**Set exercise**
Would you write out the listing verbatim and skip every picture in it?

**Collected data**
———

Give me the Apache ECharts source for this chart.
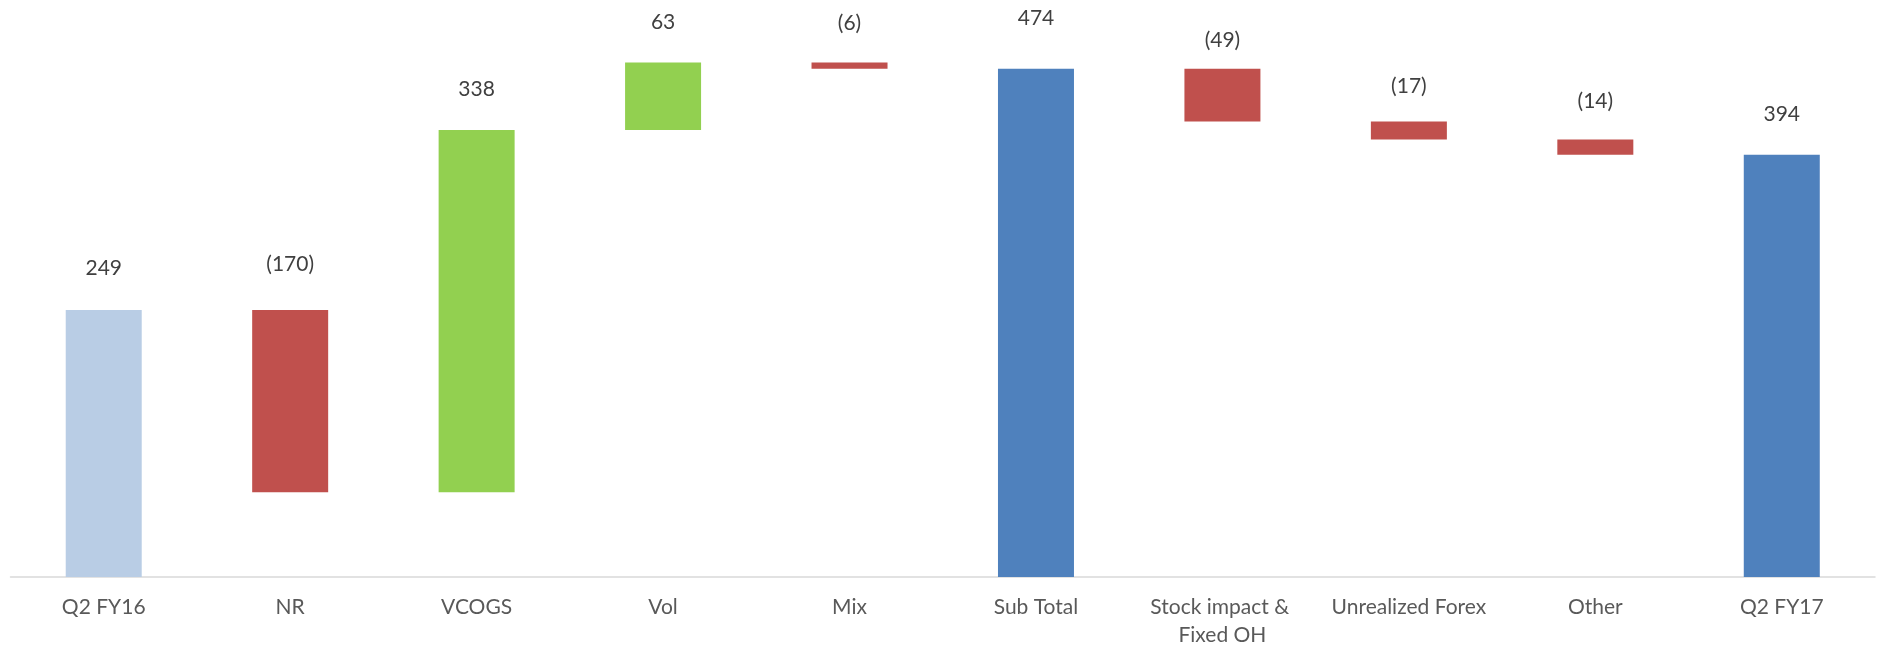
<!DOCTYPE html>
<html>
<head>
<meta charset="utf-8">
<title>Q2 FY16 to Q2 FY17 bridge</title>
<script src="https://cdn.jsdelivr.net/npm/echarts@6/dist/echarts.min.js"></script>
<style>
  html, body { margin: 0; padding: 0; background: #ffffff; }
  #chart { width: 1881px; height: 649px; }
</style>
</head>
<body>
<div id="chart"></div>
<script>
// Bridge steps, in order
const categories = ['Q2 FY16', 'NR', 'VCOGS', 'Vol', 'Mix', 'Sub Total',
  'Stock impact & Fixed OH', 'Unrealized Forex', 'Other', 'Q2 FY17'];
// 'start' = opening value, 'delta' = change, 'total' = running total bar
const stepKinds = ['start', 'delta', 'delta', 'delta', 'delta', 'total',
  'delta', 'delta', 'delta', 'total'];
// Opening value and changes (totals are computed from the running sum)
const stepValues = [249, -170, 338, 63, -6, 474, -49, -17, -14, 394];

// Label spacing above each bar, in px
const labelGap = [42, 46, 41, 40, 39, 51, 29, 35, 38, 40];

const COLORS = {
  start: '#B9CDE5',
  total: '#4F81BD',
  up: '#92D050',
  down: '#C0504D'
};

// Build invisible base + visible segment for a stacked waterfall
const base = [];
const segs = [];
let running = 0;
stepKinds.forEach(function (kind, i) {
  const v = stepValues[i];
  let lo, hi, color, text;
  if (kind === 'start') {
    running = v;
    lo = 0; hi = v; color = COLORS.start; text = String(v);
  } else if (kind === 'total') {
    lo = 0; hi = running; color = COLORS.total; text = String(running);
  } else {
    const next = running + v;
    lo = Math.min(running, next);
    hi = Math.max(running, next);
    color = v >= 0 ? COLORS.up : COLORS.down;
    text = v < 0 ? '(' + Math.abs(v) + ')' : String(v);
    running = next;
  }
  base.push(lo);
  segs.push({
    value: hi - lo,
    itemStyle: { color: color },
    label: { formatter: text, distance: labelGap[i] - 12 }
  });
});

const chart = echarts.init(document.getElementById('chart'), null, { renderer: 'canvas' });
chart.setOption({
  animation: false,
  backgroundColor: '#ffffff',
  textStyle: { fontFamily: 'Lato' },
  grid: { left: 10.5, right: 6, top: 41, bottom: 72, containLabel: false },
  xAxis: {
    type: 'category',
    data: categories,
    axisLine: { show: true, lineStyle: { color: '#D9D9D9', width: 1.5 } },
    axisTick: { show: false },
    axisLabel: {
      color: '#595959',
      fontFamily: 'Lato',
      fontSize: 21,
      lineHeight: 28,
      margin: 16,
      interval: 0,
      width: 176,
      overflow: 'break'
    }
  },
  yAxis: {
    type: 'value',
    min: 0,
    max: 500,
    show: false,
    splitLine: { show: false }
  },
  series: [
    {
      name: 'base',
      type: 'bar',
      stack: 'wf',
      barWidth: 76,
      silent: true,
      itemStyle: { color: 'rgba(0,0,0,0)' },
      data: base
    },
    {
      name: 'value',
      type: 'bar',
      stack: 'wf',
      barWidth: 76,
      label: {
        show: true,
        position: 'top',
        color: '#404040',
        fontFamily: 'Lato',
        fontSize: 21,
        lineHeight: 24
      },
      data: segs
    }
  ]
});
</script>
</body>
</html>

———

**The result**
Give me the Apache ECharts source for this chart.
<!DOCTYPE html>
<html>
<head>
<meta charset="utf-8">
<title>Q2 FY16 to Q2 FY17 bridge</title>
<script src="https://cdn.jsdelivr.net/npm/echarts@6/dist/echarts.min.js"></script>
<style>
  html, body { margin: 0; padding: 0; background: #ffffff; }
  #chart { width: 1881px; height: 649px; }
</style>
</head>
<body>
<div id="chart"></div>
<script>
// Bridge steps, in order
const categories = ['Q2 FY16', 'NR', 'VCOGS', 'Vol', 'Mix', 'Sub Total',
  'Stock impact & Fixed OH', 'Unrealized Forex', 'Other', 'Q2 FY17'];
// 'start' = opening value, 'delta' = change, 'total' = running total bar
const stepKinds = ['start', 'delta', 'delta', 'delta', 'delta', 'total',
  'delta', 'delta', 'delta', 'total'];
// Opening value and changes (totals are computed from the running sum)
const stepValues = [249, -170, 338, 63, -6, 474, -49, -17, -14, 394];

// Label spacing above each bar, in px
const labelGap = [42, 46, 41, 40, 39, 51, 29, 35, 38, 40];

const COLORS = {
  start: '#B9CDE5',
  total: '#4F81BD',
  up: '#92D050',
  down: '#C0504D'
};

// Build invisible base + visible segment for a stacked waterfall
const base = [];
const segs = [];
let running = 0;
stepKinds.forEach(function (kind, i) {
  const v = stepValues[i];
  let lo, hi, color, text;
  if (kind === 'start') {
    running = v;
    lo = 0; hi = v; color = COLORS.start; text = String(v);
  } else if (kind === 'total') {
    lo = 0; hi = running; color = COLORS.total; text = String(running);
  } else {
    const next = running + v;
    lo = Math.min(running, next);
    hi = Math.max(running, next);
    color = v >= 0 ? COLORS.up : COLORS.down;
    text = v < 0 ? '(' + Math.abs(v) + ')' : String(v);
    running = next;
  }
  base.push(lo);
  segs.push({
    value: hi - lo,
    itemStyle: { color: color },
    label: { formatter: text, distance: labelGap[i] - 12 }
  });
});

const chart = echarts.init(document.getElementById('chart'), null, { renderer: 'canvas' });
chart.setOption({
  animation: false,
  backgroundColor: '#ffffff',
  textStyle: { fontFamily: 'Lato' },
  grid: { left: 10.5, right: 6, top: 41, bottom: 72, containLabel: false },
  xAxis: {
    type: 'category',
    data: categories,
    axisLine: { show: true, lineStyle: { color: '#D9D9D9', width: 1.5 } },
    axisTick: { show: false },
    axisLabel: {
      color: '#595959',
      fontFamily: 'Lato',
      fontSize: 21,
      lineHeight: 28,
      margin: 16,
      interval: 0,
      width: 176,
      overflow: 'break'
    }
  },
  yAxis: {
    type: 'value',
    min: 0,
    max: 500,
    show: false,
    splitLine: { show: false }
  },
  series: [
    {
      name: 'base',
      type: 'bar',
      stack: 'wf',
      barWidth: 76,
      silent: true,
      itemStyle: { color: 'rgba(0,0,0,0)' },
      data: base
    },
    {
      name: 'value',
      type: 'bar',
      stack: 'wf',
      barWidth: 76,
      label: {
        show: true,
        position: 'top',
        color: '#404040',
        fontFamily: 'Lato',
        fontSize: 21,
        lineHeight: 24
      },
      data: segs
    }
  ]
});
</script>
</body>
</html>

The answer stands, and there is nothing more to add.